** Begin Extracted records **

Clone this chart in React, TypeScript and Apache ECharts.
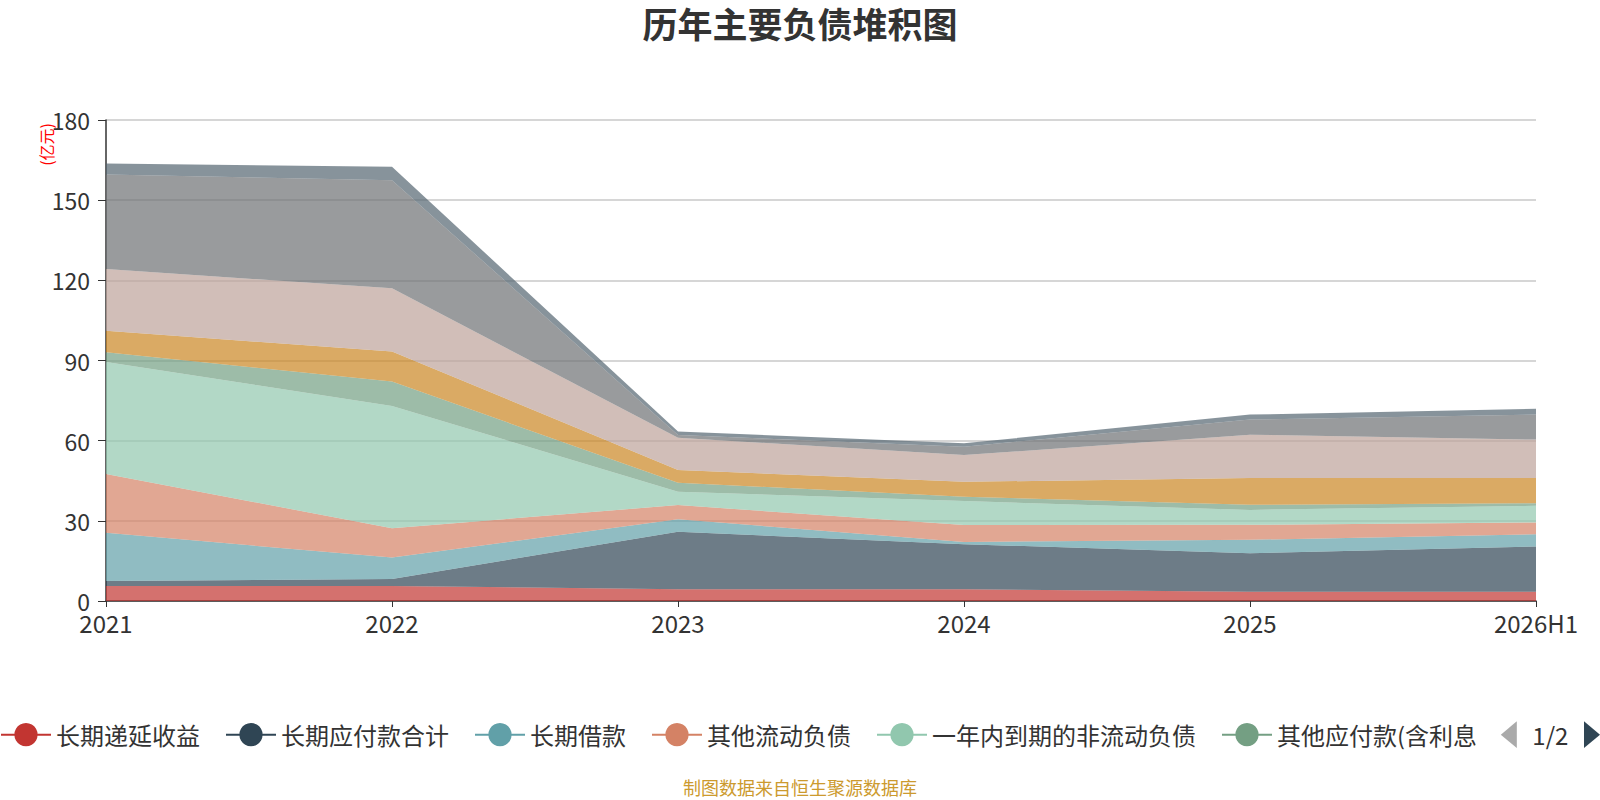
import React, { useEffect, useRef } from 'react';
import * as echarts from 'echarts';

const categories = ['2021', '2022', '2023', '2024', '2025', '2026H1'];
const yTicks = { min: 0, max: 180, interval: 30 };

const seriesNames = [
  '长期递延收益',
  '长期应付款合计',
  '长期借款',
  '其他流动负债',
  '一年内到期的非流动负债',
  '其他应付款(含利息和股利)',
  '合同负债',
  '应付票据及应付账款',
  '短期借款',
  '应交税费',
];

const deferredIncome = [5.6, 5.6, 4.4, 4.4, 3.5, 3.5];
const longTermPayables = [1.9, 2.65, 21.5, 16.85, 14.4, 16.9];
const longTermLoans = [18.0, 8.0, 4.7, 0.85, 5.0, 4.6];
const otherCurrentLiab = [22.0, 11.0, 5.3, 6.3, 5.6, 4.4];
const currentPortionNonCurrent = [41.9, 45.75, 5.0, 9.0, 5.6, 6.2];
const otherPayables = [3.7, 9.1, 3.35, 1.6, 1.9, 1.0];
const contractLiab = [8.0, 11.3, 4.75, 5.6, 10.0, 9.4];
const notesAccountsPayable = [23.15, 23.6, 12.1, 10.0, 16.25, 14.4];
const shortTermLoans = [35.35, 40.5, 1.0, 3.15, 5.65, 9.35];
const taxesPayable = [4.15, 5.0, 1.3, 1.25, 1.85, 2.15];

const seriesValues = [
  deferredIncome,
  longTermPayables,
  longTermLoans,
  otherCurrentLiab,
  currentPortionNonCurrent,
  otherPayables,
  contractLiab,
  notesAccountsPayable,
  shortTermLoans,
  taxesPayable,
];

const palette = ['#c23531', '#2f4554', '#61a0a8', '#d48265', '#91c7ae', '#749f83', '#ca8622', '#bda29a', '#6e7074', '#546570'];

const FONT = '"Noto Sans CJK SC", "Noto Sans", sans-serif';

export default function App() {
  const ref = useRef<HTMLDivElement>(null);
  useEffect(() => {
    const chart = echarts.init(ref.current as HTMLDivElement, null, { renderer: 'svg' });
    chart.setOption({
      animation: false,
      backgroundColor: '#fff',
      color: palette,
      textStyle: { fontFamily: FONT },
      title: {
        text: '历年主要负债堆积图',
        left: 'center',
        top: 0,
        textStyle: { fontSize: 35, fontWeight: 'bold', color: '#333', fontFamily: FONT },
      },
      legend: {
        type: 'scroll',
        left: 0,
        right: 0,
        bottom: 47,
        padding: [5, 0, 5, 0],
        itemWidth: 50,
        itemHeight: 29,
        itemGap: 25,
        textStyle: { fontSize: 24, color: '#333', fontFamily: FONT },
        lineStyle: { width: 2 },
        pageIconSize: [16, 30],
        pageIconColor: '#2f4554',
        pageIconInactiveColor: '#aaa',
        pageTextStyle: { fontSize: 24, color: '#333', fontFamily: FONT },
        data: seriesNames,
      },
      grid: { left: 106, right: 64, top: 120, bottom: 199, containLabel: false },
      xAxis: {
        type: 'category',
        boundaryGap: false,
        data: categories,
        axisLine: { show: true, lineStyle: { color: '#333', width: 1.5 } },
        axisTick: { show: true, length: 6, lineStyle: { color: '#333' } },
        axisLabel: { fontSize: 24, color: '#333', margin: 9, fontFamily: FONT },
        splitLine: { show: false },
      },
      yAxis: {
        type: 'value',
        min: yTicks.min,
        max: yTicks.max,
        interval: yTicks.interval,
        axisLine: { show: true, lineStyle: { color: '#333', width: 1.5 } },
        axisTick: { show: true, length: 8, lineStyle: { color: '#333' } },
        axisLabel: { fontSize: 23, color: '#333', margin: 16, fontFamily: FONT },
        splitLine: { show: true, lineStyle: { color: '#c8c8c8', width: 1.5 } },
      },
      graphic: [
        {
          type: 'text',
          x: 46,
          y: 123,
          rotation: Math.PI / 2,
          style: { text: '(亿元)', fill: '#ff0000', font: `16px ${FONT}`, textAlign: 'right', textVerticalAlign: 'middle' },
        },
        {
          type: 'text',
          left: 'center',
          top: 778,
          style: { text: '制图数据来自恒生聚源数据库', fill: '#cc9a2e', font: `18px ${FONT}` },
        },
      ],
      series: seriesNames.map((name, i) => ({
        name,
        type: 'line',
        stack: 'total',
        data: seriesValues[i],
        symbol: 'circle',
        showSymbol: false,
        lineStyle: { width: 0 },
        areaStyle: { opacity: 0.7 },
        itemStyle: { color: palette[i] },
      })),
    });
    return () => chart.dispose();
  }, []);
  return <div ref={ref} style={{ position: 'fixed', left: 0, top: 0, width: 1600, height: 800 }} />;
}
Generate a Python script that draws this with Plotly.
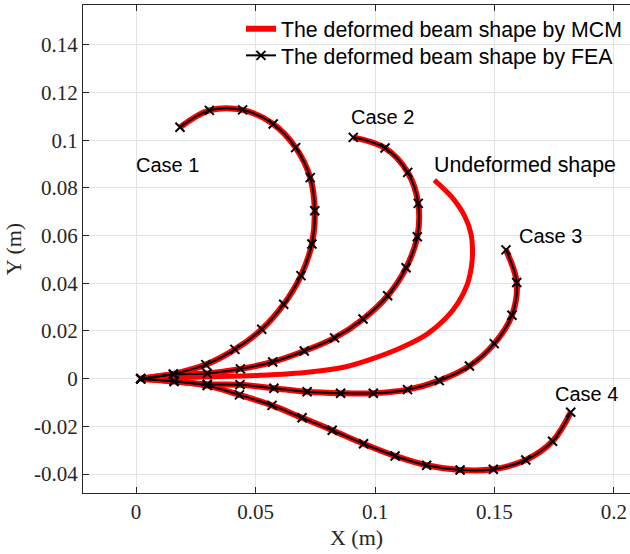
import plotly.graph_objects as go

# Beam centre-line coordinates (m), listed from the clamped end to the tip
case1_x = [0.002, 0.0156, 0.0292, 0.0414, 0.0526, 0.0618, 0.0690, 0.0736, 0.0748, 0.0729, 0.0668, 0.0574, 0.0446, 0.0307, 0.0184]
case1_y = [0.0, 0.0020, 0.0059, 0.0123, 0.0207, 0.0312, 0.0432, 0.0565, 0.0704, 0.0843, 0.0969, 0.1068, 0.1127, 0.1125, 0.1054]

case2_x = [0.002, 0.0157, 0.0298, 0.0437, 0.0572, 0.0704, 0.0831, 0.0950, 0.1053, 0.1130, 0.1177, 0.1181, 0.1137, 0.1042, 0.0909]
case2_y = [0.0, 0.0018, 0.0022, 0.0041, 0.0070, 0.0116, 0.0171, 0.0250, 0.0348, 0.0465, 0.0595, 0.0735, 0.0865, 0.0967, 0.1012]

case3_x = [0.002, 0.0160, 0.0298, 0.0435, 0.0577, 0.0716, 0.0856, 0.0993, 0.1136, 0.1269, 0.1395, 0.1499, 0.1573, 0.1593, 0.1548]
case3_y = [0.0, -0.0010, -0.0023, -0.0025, -0.0040, -0.0055, -0.0061, -0.0061, -0.0046, -0.0008, 0.0053, 0.0147, 0.0266, 0.0403, 0.0540]

case4_x = [0.002, 0.0159, 0.0298, 0.0433, 0.0569, 0.0695, 0.0821, 0.0952, 0.1084, 0.1216, 0.1356, 0.1495, 0.1631, 0.1743, 0.1819]
case4_y = [0.0, -0.0012, -0.0029, -0.0068, -0.0112, -0.0164, -0.0216, -0.0273, -0.0324, -0.0363, -0.0383, -0.0380, -0.0341, -0.0262, -0.0141]

undeformed_x = [0.002, 0.0268, 0.0519, 0.0728, 0.0874, 0.1000, 0.1125, 0.1218, 0.1293, 0.1347, 0.1385, 0.1404, 0.1408, 0.1402, 0.1377, 0.1321, 0.1248]
undeformed_y = [0.0, 0.0007, 0.0014, 0.0028, 0.0049, 0.0087, 0.0137, 0.0187, 0.0250, 0.0317, 0.0392, 0.0472, 0.0539, 0.0606, 0.0678, 0.0762, 0.0833]

cases = [(case1_x, case1_y), (case2_x, case2_y), (case3_x, case3_y), (case4_x, case4_y)]

case_labels = ["Case 1", "Case 2", "Case 3", "Case 4"]
label_x = [-0.0009, 0.0893, 0.1594, 0.1744]
label_y = [0.0895, 0.1097, 0.0599, -0.0063]
shape_label = "Undeformed shape"
shape_label_x = 0.1238
shape_label_y = 0.0895

x_ticks = [0, 0.05, 0.1, 0.15, 0.2]
x_tick_text = ["0", "0.05", "0.1", "0.15", "0.2"]
y_ticks = [-0.04, -0.02, 0, 0.02, 0.04, 0.06, 0.08, 0.1, 0.12, 0.14]
y_tick_text = ["-0.04", "-0.02", "0", "0.02", "0.04", "0.06", "0.08", "0.1", "0.12", "0.14"]

RED = "#ff0000"
AX = "#262626"
SANS = "Liberation Sans, Arial, sans-serif"
SERIF = "Liberation Serif, Times New Roman, serif"

fig = go.Figure()

# MCM curves (thick red)
for i, (cx, cy) in enumerate(cases):
    fig.add_trace(go.Scatter(
        x=cx, y=cy, mode="lines", line=dict(color=RED, width=6, shape="spline"),
        name="The deformed beam shape by MCM", showlegend=(i == 0),
        legend="legend"))

# undeformed beam
fig.add_trace(go.Scatter(
    x=undeformed_x, y=undeformed_y, mode="lines",
    line=dict(color=RED, width=5, shape="spline"), showlegend=False))

# FEA curves (black with x markers)
for i, (cx, cy) in enumerate(cases):
    fig.add_trace(go.Scatter(
        x=cx, y=cy, mode="lines+markers",
        line=dict(color="black", width=2, shape="spline"),
        marker=dict(symbol="x-thin", size=9, color="black",
                    line=dict(color="black", width=2)),
        name="The deformed beam shape by FEA", showlegend=(i == 0),
        legend="legend2"))

for txt, lx, ly in zip(case_labels, label_x, label_y):
    fig.add_annotation(x=lx, y=ly, text=txt, showarrow=False,
                       xanchor="left", yanchor="middle",
                       font=dict(family=SANS, size=20, color="black"))
fig.add_annotation(x=shape_label_x, y=shape_label_y, text=shape_label, showarrow=False,
                   xanchor="left", yanchor="middle",
                   font=dict(family=SANS, size=21.4, color="black"))

legend_style = dict(xanchor="left", yanchor="top", bgcolor="rgba(0,0,0,0)",
                    borderwidth=0, itemwidth=30,
                    font=dict(family=SANS, size=21.3, color="black"))

fig.update_layout(
    width=630, height=554,
    margin=dict(l=83, r=0, t=5, b=61),
    paper_bgcolor="white", plot_bgcolor="white",
    showlegend=True,
    legend=dict(x=0.2888, y=0.9930, **legend_style),
    legend2=dict(x=0.2888, y=0.9385, **legend_style),
    xaxis=dict(range=[-0.02218, 0.2067], tickvals=x_ticks, ticktext=x_tick_text,
               showgrid=True, gridcolor="#e3e3e3", gridwidth=1, zeroline=False,
               showline=True, linecolor=AX, linewidth=1, mirror="ticks",
               ticks="inside", ticklen=6, tickcolor=AX,
               tickfont=dict(family=SERIF, size=21, color=AX),
               title=dict(text="X (m)", font=dict(family=SERIF, size=22, color=AX), standoff=6)),
    yaxis=dict(range=[-0.04793, 0.15669], tickvals=y_ticks, ticktext=y_tick_text,
               showgrid=True, gridcolor="#e3e3e3", gridwidth=1, zeroline=False,
               showline=True, linecolor=AX, linewidth=1,
               ticks="inside", ticklen=6, tickcolor=AX,
               tickfont=dict(family=SERIF, size=21, color=AX),
               title=dict(text="Y (m)", font=dict(family=SERIF, size=22, color=AX), standoff=6)),
)

fig.write_html("out.html")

** End Extracted records **

**What the task requires**
All lines above starting at the one with "Generate a Python" and ending at the one with "-0.0341, -0.0262, -0.0141]", inclusive, are to be printed again exactly, with the pictures left out.

**Expected answer**
Generate a Python script that draws this with Plotly.
import plotly.graph_objects as go

# Beam centre-line coordinates (m), listed from the clamped end to the tip
case1_x = [0.002, 0.0156, 0.0292, 0.0414, 0.0526, 0.0618, 0.0690, 0.0736, 0.0748, 0.0729, 0.0668, 0.0574, 0.0446, 0.0307, 0.0184]
case1_y = [0.0, 0.0020, 0.0059, 0.0123, 0.0207, 0.0312, 0.0432, 0.0565, 0.0704, 0.0843, 0.0969, 0.1068, 0.1127, 0.1125, 0.1054]

case2_x = [0.002, 0.0157, 0.0298, 0.0437, 0.0572, 0.0704, 0.0831, 0.0950, 0.1053, 0.1130, 0.1177, 0.1181, 0.1137, 0.1042, 0.0909]
case2_y = [0.0, 0.0018, 0.0022, 0.0041, 0.0070, 0.0116, 0.0171, 0.0250, 0.0348, 0.0465, 0.0595, 0.0735, 0.0865, 0.0967, 0.1012]

case3_x = [0.002, 0.0160, 0.0298, 0.0435, 0.0577, 0.0716, 0.0856, 0.0993, 0.1136, 0.1269, 0.1395, 0.1499, 0.1573, 0.1593, 0.1548]
case3_y = [0.0, -0.0010, -0.0023, -0.0025, -0.0040, -0.0055, -0.0061, -0.0061, -0.0046, -0.0008, 0.0053, 0.0147, 0.0266, 0.0403, 0.0540]

case4_x = [0.002, 0.0159, 0.0298, 0.0433, 0.0569, 0.0695, 0.0821, 0.0952, 0.1084, 0.1216, 0.1356, 0.1495, 0.1631, 0.1743, 0.1819]
case4_y = [0.0, -0.0012, -0.0029, -0.0068, -0.0112, -0.0164, -0.0216, -0.0273, -0.0324, -0.0363, -0.0383, -0.0380, -0.0341, -0.0262, -0.0141]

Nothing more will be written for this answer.